LUXUEUZE LIFESTYLE – ARME VRIJE TIJD?

Wie een voltijdse baan met de zorg voor een gezin combineert, houdt meestal maar weinig tijd en energie over. Zo is – in de analyse van Robert en Edward Skidelsky –onze vrije tijd geleidelijk aan verschraald. Voor die keer dat we eens niet werken, gaan we liefst shoppen, of we leggen ons in de watten of zoeken passieve ontspanning. Als het leuk is (en leuk oogt…) dan mag het geld kosten, maar geen inspanning of engagement.

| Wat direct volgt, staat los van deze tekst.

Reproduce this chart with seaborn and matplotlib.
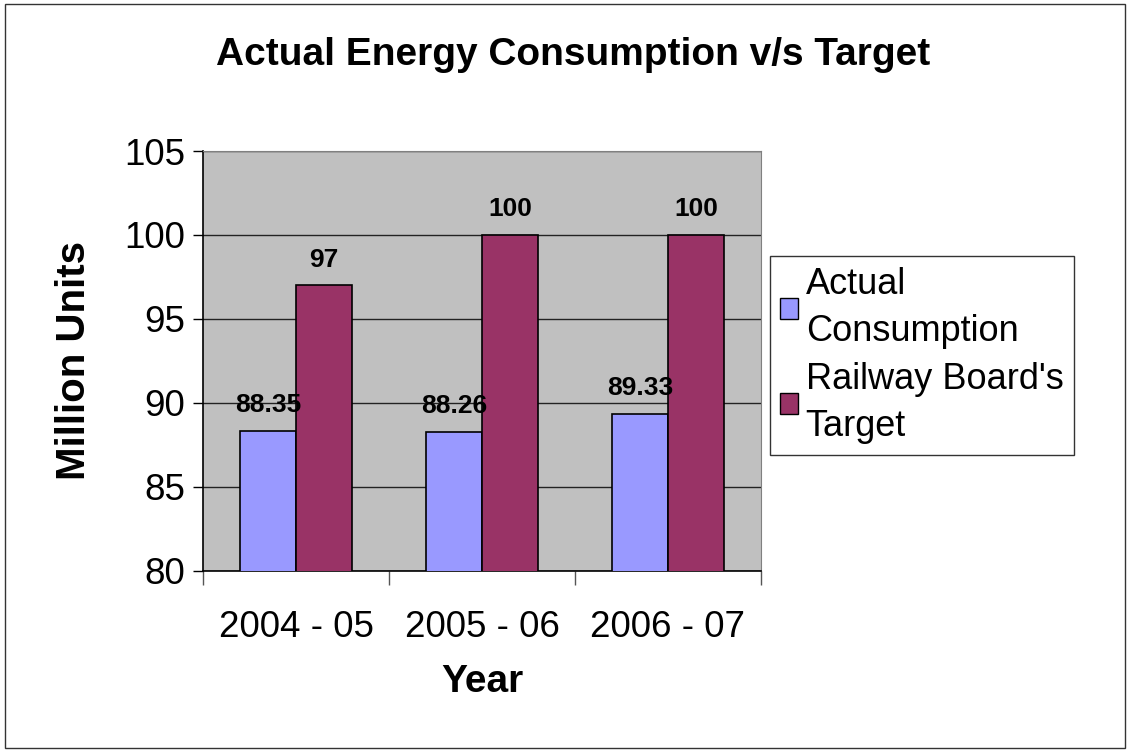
import matplotlib
matplotlib.use("Agg")
import matplotlib.pyplot as plt
import pandas as pd
import seaborn as sns
from matplotlib.patches import Patch, Rectangle

years = ["2004 - 05", "2005 - 06", "2006 - 07"]
actual = [88.35, 88.26, 89.33]
target = [97, 100, 100]
series_names = ["Actual\nConsumption", "Railway Board's\nTarget"]
colors = ["#9999FF", "#993366"]

df = pd.DataFrame({
    "Year": years * 2,
    "Value": actual + target,
    "Series": [series_names[0]] * 3 + [series_names[1]] * 3,
})

sns.set_style("white")
plt.rcParams["font.family"] = ["Liberation Sans", "DejaVu Sans"]
plt.rcParams["text.color"] = "black"
plt.rcParams["xtick.color"] = "black"
plt.rcParams["ytick.color"] = "black"
plt.rcParams["axes.labelcolor"] = "black"

fig = plt.figure(figsize=(11.3, 7.52), dpi=100)
ax = fig.add_axes([0.1796, 0.2407, 0.4938, 0.5585])
ax.set_facecolor("#C0C0C0")

sns.barplot(data=df, x="Year", y="Value", hue="Series", palette=colors,
            saturation=1, width=0.6, edgecolor="black", linewidth=1.2,
            legend=False, zorder=3, ax=ax)

ax.set_ylim(80, 105)
ax.set_xlim(-0.5, 2.5)
ax.set_yticks([80, 85, 90, 95, 100, 105])
ax.yaxis.grid(True, color="#222222", linewidth=1, zorder=1)
ax.set_axisbelow(True)

for sp in ["top", "right"]:
    ax.spines[sp].set_color("#808080")
for sp in ["left", "bottom"]:
    ax.spines[sp].set_color("black")
    ax.spines[sp].set_linewidth(1.2)

ax.tick_params(axis="y", labelsize=26.5, length=7, width=1, pad=6, left=True)
ax.tick_params(axis="x", which="major", labelsize=26.5, length=0, pad=28)
ax.set_xticks([-0.5, 0.5, 1.5, 2.5], minor=True)
ax.tick_params(axis="x", which="minor", length=10, width=1, color="#555555", bottom=True)

ax.set_xlabel("Year", fontsize=28, fontweight="bold", labelpad=14)
ax.set_ylabel("Million Units", fontsize=29, fontweight="bold", labelpad=22)

for cont in ax.containers:
    labels = []
    for bar in cont:
        v = bar.get_height()
        labels.append(f"{v:g}" if v != int(v) else f"{int(v)}")
    ax.bar_label(cont, labels=labels, padding=10, fontsize=19, fontweight="bold")

fig.text(0.5075, 0.927, "Actual Energy Consumption v/s Target",
         ha="center", va="center", fontsize=28, fontweight="bold")

handles = [Patch(facecolor=c, edgecolor="black", linewidth=1) for c in colors]
leg = fig.legend(handles, series_names, loc="upper left",
                 bbox_to_anchor=(0.681, 0.6596), borderaxespad=0,
                 fontsize=26, frameon=True, fancybox=False,
                 handlelength=0.5, handleheight=0.5, handletextpad=0.2,
                 labelspacing=0.35, borderpad=0.3)
for t in leg.get_texts():
    t.set_linespacing(1.45)
leg.get_frame().set_edgecolor("black")
leg.get_frame().set_linewidth(1)

fig.patches.append(Rectangle((0.004, 0.005), 0.992, 0.99, transform=fig.transFigure,
                             fill=False, edgecolor="#333333", linewidth=1))

fig.savefig("out.png", dpi=100)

Door onze vrije tijd zo schraal in te vullen, doen we onszelf twee keer tekort. Ten eerste moeten we lang en hard werken om die luxueuze lifestyle te financieren. En ten tweede blijft onze werkverslaving intact. Want ergens beseffen we wel dat deze vorm van vrije tijd snel zou vervelen. Op pensioen? Een werkweek van vijftien of vijfentwintig uur? Het idee schrikt velen af. Onbewust lijken we in te stemmen met de Franse dichter Baudelaire: ‘Je moet werken, uit wanhoop. Want om alles terug te brengen tot één enkele waarheid: werken verveelt minder dan plezier maken.’

Robert en Edward Skidelsky willen zich tegen die wanhoop verzetten: ‘We moeten geloven dat zinvolle vrije tijd mogelijk is, anders staan we er buitengewoon beroerd voor.’ Om een duidelijk onderscheid te maken met passief consumentisme, spreekt het vader-zoon duo over ‘vrije activiteit’. Onder die noemer vallen alle positieve bezigheden die mensen zinvol vinden: lezen, leren, wandelen, sporten, spelen, gesprekken voeren, zorgen en creatief zijn.